However the price tag of some “creativity” can be daunting.
I have wonderful friends and many helped me in many ways. Today I’ll describe mostly the story of these 4 dining chairs.
The chairs were bought at a charity sale in Nettlebed. Nettlebed is on the way to Reading in the UK and is a lovely place tucked away in the Berkshire forest. This charity sale if for the profit of the Sue Ryder hospice and actually happens on the hospice grounds. It buzzes with volunteers and shoppers. You’ll need to pay a very small fee of 50p to get to the ground, then the sky’s the limit. There is everything. I am not kidding, from tools to clothes to crockery to books to furniture… And so many opportunities to use objects differently that what they were initially intended for (honestly sometimes it is not always clear what was the initial use, yeah to creativity).
The intention for this visit was to buy chairs, 4 wooden dining chairs. I was lucky enough to be with a cabinet maker friend of mine to help me making sure I was purchasing sturdy chairs.
I fell in love with the one I bought for the wrong reasons: I really like the upholstery fabric.
It is the wrong reason since I know that fabric was likely to be close to its past date and fabric can be easily purchased at a low price, compared to the chairs. These also have a panel of marquetry.
A few repairs were needed which my friend Chris completed. Do have a look at his blog, he does wonderful things with wood.
The idea behind buying these sturdy chairs was to paint them a cream colour. I have to admit I was keen on a non-distressed shabby chic look.

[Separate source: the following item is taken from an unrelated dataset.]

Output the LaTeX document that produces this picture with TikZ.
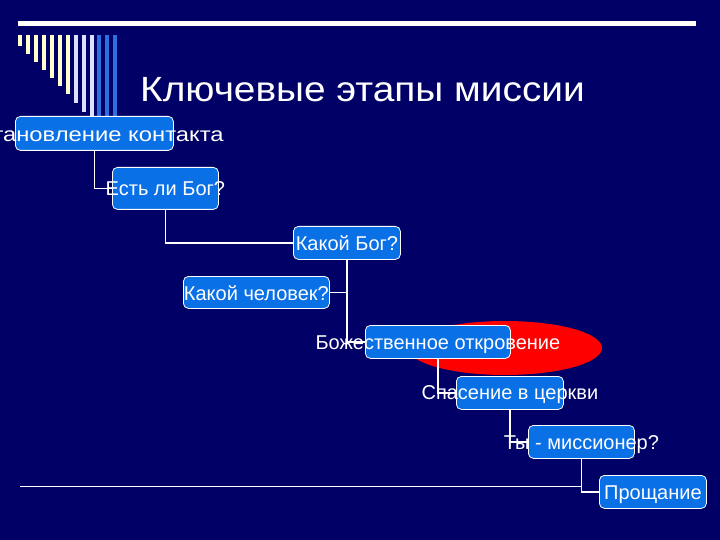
\documentclass[tikz,border=0pt]{standalone}
\usepackage{fontspec}
\setmainfont{Liberation Sans}
\definecolor{bgnavy}{HTML}{000066}
\definecolor{nodeblue}{HTML}{0A70E6}
\definecolor{barcream}{HTML}{FFFFCC}
\definecolor{barlight}{HTML}{DDE0FF}
\definecolor{barblue}{HTML}{2E6FE0}
\definecolor{ovalred}{HTML}{FF0000}
\tikzset{
  box/.style={draw=white, line width=0.8pt, fill=nodeblue, rounded corners=5pt, inner sep=0pt, anchor=north west},
  lbl/.style={text=white, font=\fontsize{20}{24}\selectfont, inner sep=0pt, anchor=base},
  conn/.style={draw=white, line width=1.6pt},
}
\begin{document}
\begin{tikzpicture}[x=1pt,y=-1pt]
\fill[bgnavy] (0,0) rectangle (720,540);
\useasboundingbox (0,0) rectangle (720,540);
% decorative bars
\foreach \x/\b/\c in {18/46/barcream,26/54/barcream,34/62/barcream,42/70/barcream,50/78/barcream,58/86/barcream,66/94/barcream,74/103/barlight,82/112/barlight,90/122/barlight,97/122/barblue,105/122/barblue,113/122/barblue}
  \fill[\c] (\x,35) rectangle ++(4,\b-35);
% top rule
\fill[white] (18,21) rectangle (696,26);
% title
\node[text=white, font=\fontsize{35}{40}\selectfont, inner sep=0pt, anchor=base] (title) at (362.5,102) {\scalebox{1.11}[1]{Ключевые этапы миссии}};
% red oval
\fill[ovalred] (505,348) ellipse [x radius=97, y radius=27];
% boxes
\node[box, minimum width=158pt, minimum height=34pt] (b1) at (15,116) {};
\node[box, minimum width=106pt, minimum height=42pt] (b2) at (112,167) {};
\node[box, minimum width=107pt, minimum height=33pt] (b3) at (293,226) {};
\node[box, minimum width=146pt, minimum height=32pt] (b4) at (183,276) {};
\node[box, minimum width=145pt, minimum height=33pt] (b5) at (365,325) {};
\node[box, minimum width=107pt, minimum height=33pt] (b6) at (456,376) {};
\node[box, minimum width=106pt, minimum height=33pt] (b7) at (528,425) {};
\node[box, minimum width=107pt, minimum height=33pt] (b8) at (599,475) {};
% connectors
\coordinate (ls) at (20,486);
\draw[white, line width=1pt] (ls) -- (ls -| b7.south);
\draw[conn] (b1.south) |- (b2.west);
\draw[conn] (b2.south) |- (b3.west);
\draw[conn] (b3.south) |- (b5.west);
\draw[conn] (b4.east) -- (b4.east -| b3.south);
\draw[conn] (b5.south) |- (b6.west);
\draw[conn] (b6.south) |- (b7.west);
\draw[conn] (b7.south) |- (b8.west);
% labels
\node[lbl] (t1) at ([xshift=1pt,yshift=-8pt]b1.center) {\scalebox{1.19}[1]{Установление контакта}};
\node[lbl] (t2) at ([yshift=-7pt]b2.center) {Есть ли Бог?};
\node[lbl] (t3) at ([yshift=-7.5pt]b3.center) {Какой Бог?};
\node[lbl] (t4) at ([yshift=-8pt]b4.center) {Какой человек?};
\node[lbl] (t5) at ([yshift=-7.5pt]b5.center) {Божественное откровение};
\node[lbl] (t6) at ([yshift=-7pt]b6.center) {Спасение в церкви};
\node[lbl] (t7) at ([yshift=-7.5pt]b7.center) {Ты - миссионер?};
\node[lbl] (t8) at ([yshift=-7.5pt]b8.center) {Прощание};
\end{tikzpicture}
\end{document}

These chairs have a removable sitting cushion. This meant sanding and reupholstering could happen the other way round. That was important since I didn't fancy sanding outside in the cold winter. Instead I could have fun with the electric staple gun, nice and warm.
Choose a good film, get the right pliers and take all those pesky staples out! Each chair had about 150. I thought I could do the same job with 50 only.
Once the fabric was removed, I washed it twice to remove all the stains.
Aligning the fabric and the padding to create that extra layer.
Ta daaaaaaaam. 4 chairs cleaned and reupholstered.
Now that the summer had arrived, the sanding can commence.
I first started by hand. Why bother? The varnish was so thick it bloated the paper within 3 strokes. I took the rotary sander out and borrowed a garden.
I always wear a mask and clothes that I can trash for jobs like that. As much as possible with long sleeves and long legs. Next time I'll wear protective goggles too and I'm tempted to get a proper face mask. That fine sanded powder goes absolutely everywhere, I guess it goes also in my lungs.
One only really needs to create a rough surface to get the primer to stick. So no need to be perfect, my paint would cover it all after.
Back to the borrowed garden a few weeks later for the painting.
Choosing the right paint was not easy. I wanted gloss and knew for a fact that applying gloss with a brush without creating streaks is extremely difficult. A chair is made of a lot of panels of woods and managing the corners of each of these panels would be hit and miss.
I went for spray paint in the end. Less choice but sooooooooo much easier to apply. I had a lot of fun.
|Smack bang in the middle, to avoid spraying random stuff.|
|So much fun!|
Really, do let them breathe.
The gloss spray paint was more expensive however really worth it in the end. The result is really good. It took about 1.5 cans to achieve this. It took me less than 2 hours to paint well 4 chairs with gloss. Unbeatable.